F3Pipeline supports nesting, allowing you to create more complex workflows:

from framework3.plugins.pipelines import F3Pipeline
from framework3.plugins.filters.transformation import NormalizationPlugin
from framework3.plugins.filters.feature_selection import VarianceThresholdPlugin

# Create a sub-pipeline
feature_engineering = F3Pipeline(
    plugins=[
        NormalizationPlugin(),
        VarianceThresholdPlugin(threshold=0.1)
    ],
    metrics=[]
)

# Create the main pipeline
main_pipeline = F3Pipeline(
    plugins=[
        feature_engineering,
        SVMClassifier(kernel='linear')
    ],
    metrics=[F1Score(), Accuracy()]
)

# Use the main pipeline as before
main_pipeline.fit(X, y)
y_pred = main_pipeline.predict(X)
results = main_pipeline.evaluate(X, y, y_pred)

Caching

F3Pipeline supports caching of intermediate results and fitted models for improved performance:

from framework3.plugins.filters.cached_filter import Cached
from framework3.plugins.filters.transformation import PCAPlugin

pipeline = F3Pipeline(
    plugins=[
        Cached(
            filter=PCAPlugin(n_components=2),
            cache_data=True,
            cache_filter=True,
            overwrite=False
        ),
        SVMClassifier()
    ],
    metrics=[F1Score()]
)

# The PCA transformation will be cached after the first run
pipeline.fit(X, y)

API Reference

F3Pipeline

class F3Pipeline(BasePipeline):
    def __init__(self, plugins: List[BasePlugin], metrics: List[BaseMetric], overwrite: bool = False, store: bool = False, log: bool = False) -> None:
        """
        Initialize the F3Pipeline.

        Args:
            plugins (List[BasePlugin]): List of plugins to be applied in the pipeline.
            metrics (List[BaseMetric]): List of metrics for evaluation.
            overwrite (bool, optional): Whether to overwrite existing data. Defaults to False.
            store (bool, optional): Whether to store intermediate results. Defaults to False.
            log (bool, optional): Whether to log pipeline operations. Defaults to False.
        """

Methods

  • fit(self, x: XYData, y: Optional[XYData]): Fit the pipeline to the input data.
  • predict(self, x: XYData) -> XYData: Make predictions using the fitted pipeline.
  • evaluate(self, x_data: XYData, y_true: XYData|None, y_pred: XYData) -> Dict[str, float]: Evaluate the pipeline using the specified metrics.

Best Practices

  1. Order Matters: The order of plugins in the pipeline is crucial. Ensure that your data preprocessing steps come before your model.

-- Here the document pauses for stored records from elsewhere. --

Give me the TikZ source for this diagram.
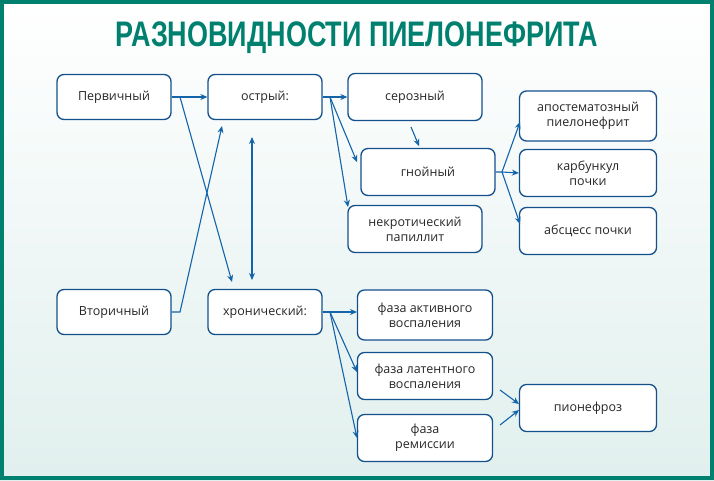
\documentclass[tikz,border=0pt]{standalone}
\usepackage{fontspec}
\setmainfont{Open Sans}
\newfontfamily\titlefont[FakeStretch=0.76]{Liberation Sans}
\usetikzlibrary{arrows.meta}
\definecolor{teal1}{RGB}{0,128,110}
\definecolor{boxb}{RGB}{20,80,140}
\definecolor{arr}{RGB}{20,100,170}
\begin{document}
\begin{tikzpicture}[x=1pt,y=-1pt,
  bx/.style={draw=boxb,line width=1.3pt,rounded corners=7pt,fill=white,minimum width=134pt,minimum height=47pt,align=center,font=\fontsize{12.5}{15}\selectfont,text=black!85},
  sm/.style={bx,minimum width=114pt,minimum height=45pt},
  ar/.style={draw=arr,line width=1.1pt,-{Stealth[length=7pt,width=6pt]}}]
\shade[top color=white,bottom color=teal1!12] (0,0) rectangle (714,480);
\draw[teal1,line width=4pt] (2,2) rectangle (712,478);
\node[text=teal1,font=\titlefont\bfseries\fontsize{35.5}{40}\selectfont] (title) at (357,38) {РАЗНОВИДНОСТИ ПИЕЛОНЕФРИТА};
\node[sm] (p) at (114,97) {Первичный};
\node[sm] (o) at (265,97) {острый:};
\node[bx] (s) at (415,97) {серозный};
\node[bx] (g) at (428,172) {гнойный};
\node[bx] (n) at (415,229) {некротический\\папиллит};
\node[bx,minimum width=137pt,minimum height=50pt] (a1) at (588,116) {апостематозный\\пиелонефрит};
\node[bx,minimum width=137pt] (a2) at (588,173) {карбункул\\почки};
\node[bx,minimum width=137pt] (a3) at (588,231) {абсцесс почки};
\node[sm] (v) at (114,312) {Вторичный};
\node[sm] (h) at (265,312) {хронический:};
\node[bx,minimum width=135pt,minimum height=50pt] (f1) at (425,315) {фаза активного\\воспаления};
\node[bx,minimum width=135pt] (f2) at (425,376) {фаза латентного\\воспаления};
\node[bx,minimum width=135pt] (f3) at (425,438) {фаза\\ремиссии};
\node[bx,minimum width=137pt] (pn) at (588,408) {пионефроз};
\coordinate (pj) at (180,97);
\coordinate (vj) at (180,312);
\coordinate (oj) at (330,97);
\coordinate (hj) at (330,312);
\coordinate (gj) at (502,172);
\draw[ar] (p.east) -- (pj) -- (o.west);
\draw[ar] (pj) -- (232,282);
\draw[ar] (v.east) -- (vj) -- (222,126);
\draw[draw=arr,line width=1.1pt,{Stealth[length=7pt,width=6pt]}-{Stealth[length=7pt,width=6pt]}] (252,137) -- (252,280);
\draw[ar] (o.east) -- (oj) -- (s.west);
\draw[ar] (oj) -- (357,162);
\draw[ar] (oj) -- (348,207);
\draw[ar] (411,127) -- (419,146);
\draw[ar] (g.east) -- (gj) -- (520,122);
\draw[ar] (gj) -- (a2.west);
\draw[ar] (gj) -- (520,224);
\draw[ar] (h.east) -- (hj) -- (357,312);
\draw[ar] (hj) -- (357,372);
\draw[ar] (hj) -- (357,438);
\draw[ar] (500,390) -- (519,404);
\draw[ar] (500,425) -- (519,410);
\end{tikzpicture}
\end{document}
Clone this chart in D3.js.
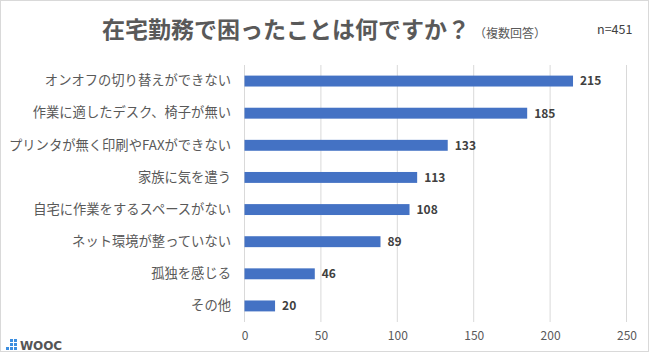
<!DOCTYPE html>
<html><head><meta charset="utf-8">
<script src="https://cdn.jsdelivr.net/npm/d3@7"></script>
<style>body{margin:0;background:#fff;}svg{display:block;}</style>
</head><body>
<script>
const categories = ["オンオフの切り替えができない","作業に適したデスク、椅子が無い","プリンタが無く印刷やFAXができない","家族に気を遣う","自宅に作業をするスペースがない","ネット環境が整っていない","孤独を感じる","その他"];
const values = [215,185,133,113,108,89,46,20];
const ticks = [0,50,100,150,200,250];
const title = "在宅勤務で困ったことは何ですか？";
const subtitle = "（複数回答）";
const note = "n=451";

const W=650,H=353;
const font = "'Noto Sans CJK JP','Noto Sans',sans-serif";
const svg = d3.select("body").append("svg").attr("width",W).attr("height",H);
svg.append("rect").attr("x",0.5).attr("y",0.5).attr("width",W-2).attr("height",H-2).attr("fill","#fff").attr("stroke","#d9d9d9");

const x = d3.scaleLinear().domain([0,250]).range([244.5,626.5]);
const y = d3.scaleBand().domain(categories).range([65,322]).paddingInner(0.66).paddingOuter(0.33);

const g = svg.append("g");
g.selectAll("line.grid").data(ticks).enter().append("line")
 .attr("x1",d=>x(d)).attr("x2",d=>x(d)).attr("y1",65).attr("y2",322)
 .attr("stroke","#d9d9d9").attr("stroke-width",1);

const xAxis = d3.axisBottom(x).tickValues(ticks).tickSize(0).tickPadding(0);
const ax = svg.append("g").attr("transform","translate(0,331)").call(xAxis);
ax.select(".domain").remove();
ax.selectAll("text").attr("fill","#595959").attr("font-size","12px").attr("font-family",font).attr("dy","0.71em");

const yAxis = d3.axisLeft(y).tickSize(0).tickPadding(0);
const ay = svg.append("g").attr("transform","translate(231,0)").call(yAxis);
ay.select(".domain").remove();
ay.selectAll("text").attr("fill","#595959").attr("font-size","13.3px").attr("font-family",font);

g.selectAll("rect.bar").data(values).enter().append("rect")
 .attr("x",x(0)).attr("y",(d,i)=>y(categories[i]))
 .attr("width",d=>x(d)-x(0)).attr("height",y.bandwidth())
 .attr("fill","#4472C4");

g.selectAll("text.val").data(values).enter().append("text")
 .attr("x",d=>x(d)+7).attr("y",(d,i)=>y(categories[i])+y.bandwidth()/2)
 .attr("dy","0.36em").attr("font-size","12px").attr("font-weight","bold")
 .attr("fill","#404040").attr("font-family",font).text(d=>d);

const t = svg.append("text").attr("x",102).attr("y",38).attr("font-family",font).attr("fill","#595959");
t.append("tspan").attr("font-size","23px").attr("font-weight","bold").text(title);
t.append("tspan").attr("font-size","12px").attr("dx","4").text(subtitle);
svg.append("text").attr("x",597).attr("y",34).attr("font-family",font).attr("font-size","12.5px").attr("fill","#404040").text(note);

// logo
const logo = svg.append("g");
const sq = [[6,347],[10,347],[14,347],[10,343],[14,343],[14,339],[10,339]];
logo.selectAll("rect").data(sq).enter().append("rect").attr("x",d=>d[0]).attr("y",d=>d[1]).attr("width",3).attr("height",3).attr("fill","#3c8ee0");
logo.append("text").attr("x",20).attr("y",350).attr("font-family","'DejaVu Sans',sans-serif").attr("font-weight","bold").attr("font-size","12px").attr("fill","#555").attr("textLength",42).text("WOOC");
</script>
</body></html>
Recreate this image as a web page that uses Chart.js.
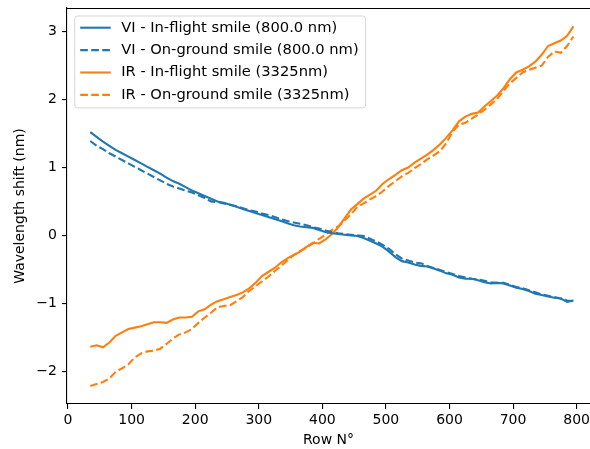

  2. Caching: Use caching for computationally expensive steps, especially when you're iterating on your pipeline design.

  3. Nested Pipelines: Use nested pipelines to organize complex workflows into logical sub-components.

  4. Metrics: Include multiple relevant metrics to get a comprehensive view of your pipeline's performance.

  5. Cross-Validation: Consider using cross-validation techniques in conjunction with F3Pipeline for more robust model evaluation.

  6. Logging: Enable logging to get insights into the pipeline's operation and to help with debugging.

  7. Parameter Tuning: Use F3Pipeline in conjunction with hyperparameter tuning techniques to optimize your entire workflow.

Conclusion

F3Pipeline provides a powerful and flexible way to build complex data processing and machine learning workflows in framework3. By combining multiple plugins, nested pipelines, and caching capabilities, you can create efficient and maintainable pipelines for a wide range of tasks.